Photos: three minimums
- One clear face shot — even partial faces or trust-tier photos count, but pure body shots get filtered by anyone serious.
- One full-body shot in lifestyle-appropriate dress — what you'd actually wear to an event, not gym clothes or a swimsuit selfie.
- One together-as-a-couple shot — clothed, dressed up, signalling "we're a real established couple", not a stock photo.
Avoid: bathroom mirrors, dating-app reused selfies, photos so old they don't match current you. Most platforms have private/locked albums for explicit content — that's the right place for those.
The headline
"Fun couple looking for fun" tells the reader nothing. The headline is your one shot at making the search results page click through.

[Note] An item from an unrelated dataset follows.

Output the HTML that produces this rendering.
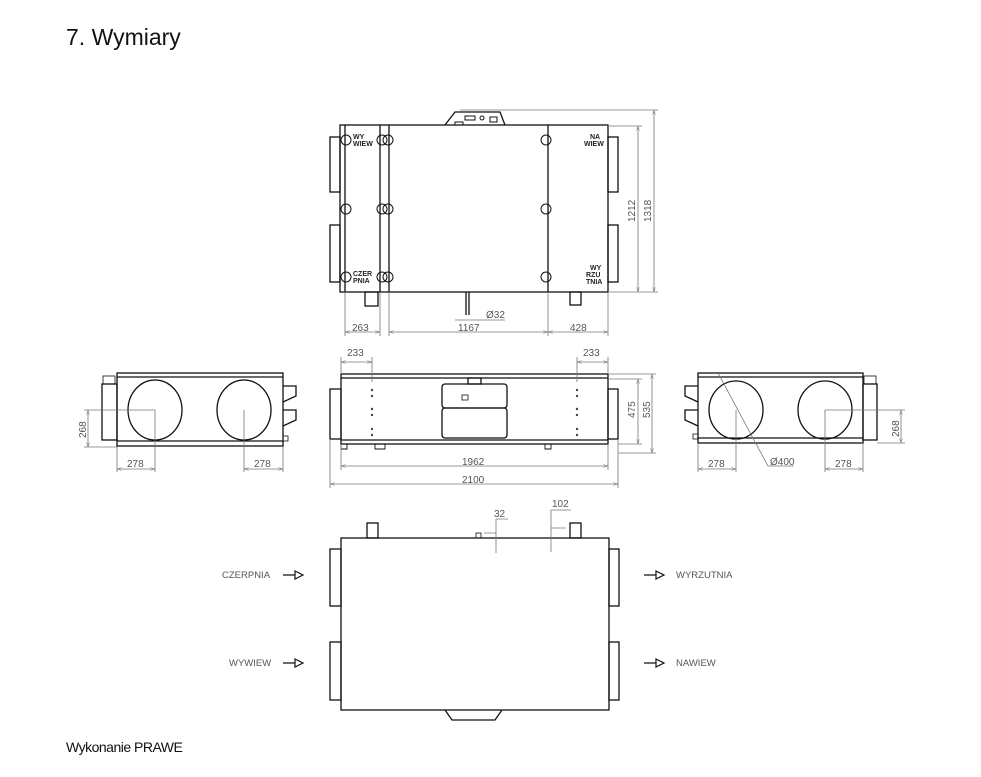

Specific beats clever — "Houston couple, mid-30s, soft-curious, exploring our first MFF" outperforms "Down for whatever" by an order of magnitude. Read your own headline back as a stranger and ask: would I click?
The bio
Three short paragraphs work better than one long one. A useful structure:
- Who we are. Two or three real specifics — careers, hobbies, what you're like at a dinner party. Avoid bullet-point clichés ("we love wine, travel, and laughter").
- Where we are in the lifestyle. Newcomers exploring? Experienced and selective? Soft or full? Open to single males, single females, both? Be honest — incompatibility surfaces faster than you'd guess.

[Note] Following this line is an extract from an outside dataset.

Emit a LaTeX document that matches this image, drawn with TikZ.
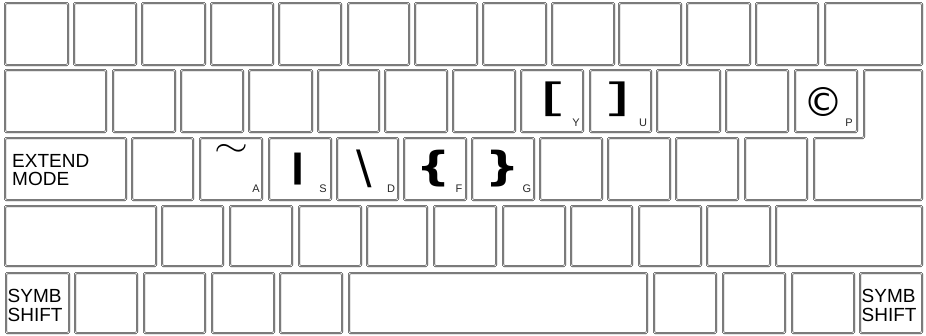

- What we're looking for tonight. Coffee first? Meet and greet at a club? Long-term play partners? Travel companions for a cruise? Saying "everything" reads as "nothing in particular".
Dealbreakers — list them
Saying what you don't want filters mismatched messages before they arrive. "We're a closed couple — no DMs from single men" or "We're not into BBC scenarios" are not rude; they're respectful of everyone's time.
Messaging etiquette
When you message another couple, reference something specific in their profile. Generic "Hi gorgeous, want to chat?" hits the same junk-folder reflex as bot mail. Two sentences, name a detail, suggest a low-stakes next step (a video call, a meet at the next club night).